October 23, 2013. You serve on the Board of Directors, receive the Board packet in advance of the meeting and you make motions and generally pay attention. Then the agendas get controversial and debate ensues. The employees are not performing, there is fraud, the financials are not adding up, another director is self dealing, the competitor is taking a bite out of sales- since companies are run by people the scenarios are endless that lead you to be concerned about the company, and consequently your role in the troubles. So what is a Board member's exposure to liability? You should not put your head in the sand and avoid the issues. At the same time, avoid the added anxiety and understand the business judgment rule and your duty of care. Courts use the business judgment rule to create a presumption that the Directors acted in the best interest of the Company. The following test was constructed in the opinion for Grobow v. Perot, by the Delaware Court in 1988 as a guideline for satisfaction of the business judgment rule.
Directors in a business should:
- act in good faith;
- act in the best interests of the corporation;
- act on an informed basis;
- not be wasteful;
- not involve self-interest (duty of loyalty)

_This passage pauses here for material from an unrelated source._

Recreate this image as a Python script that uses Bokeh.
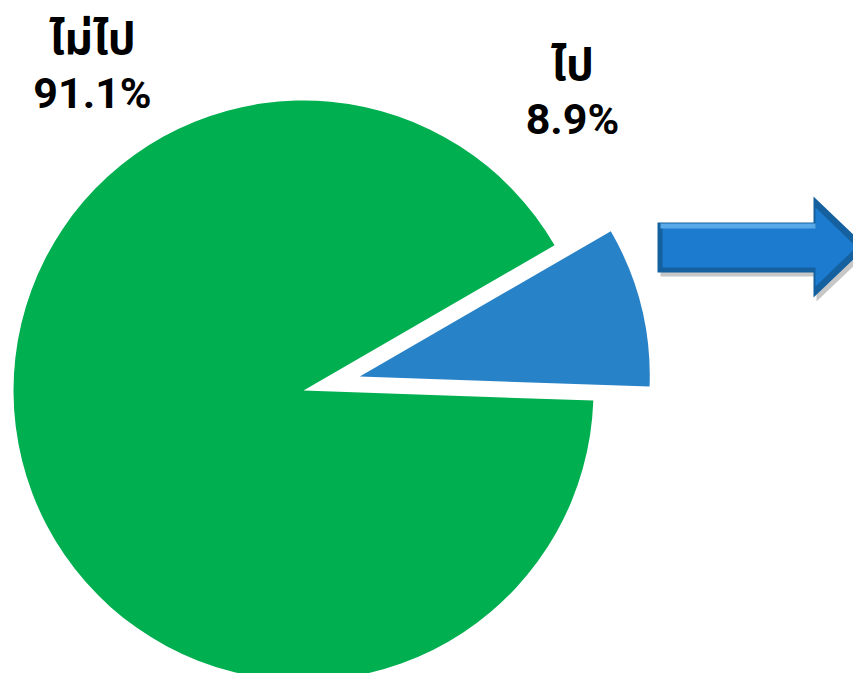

So, open your Board packet in advance, pay attention, ask questions, demand answers, be knowledgable about finance, keep the bottom line in mind and the profitability of the company, and think of the company before your own personal dealings. If you want to vote in your best friend as President and give her a mega bonus make sure she is qualified first. If you are going to buy the company property be sure to do so at fair market value and do not vote on the transaction and raise your conflict before the vote. Keep the guidelines in mind and you can rest easy that as a Board member you do not ensure corporate success and Courts hate to get involved in business decision making.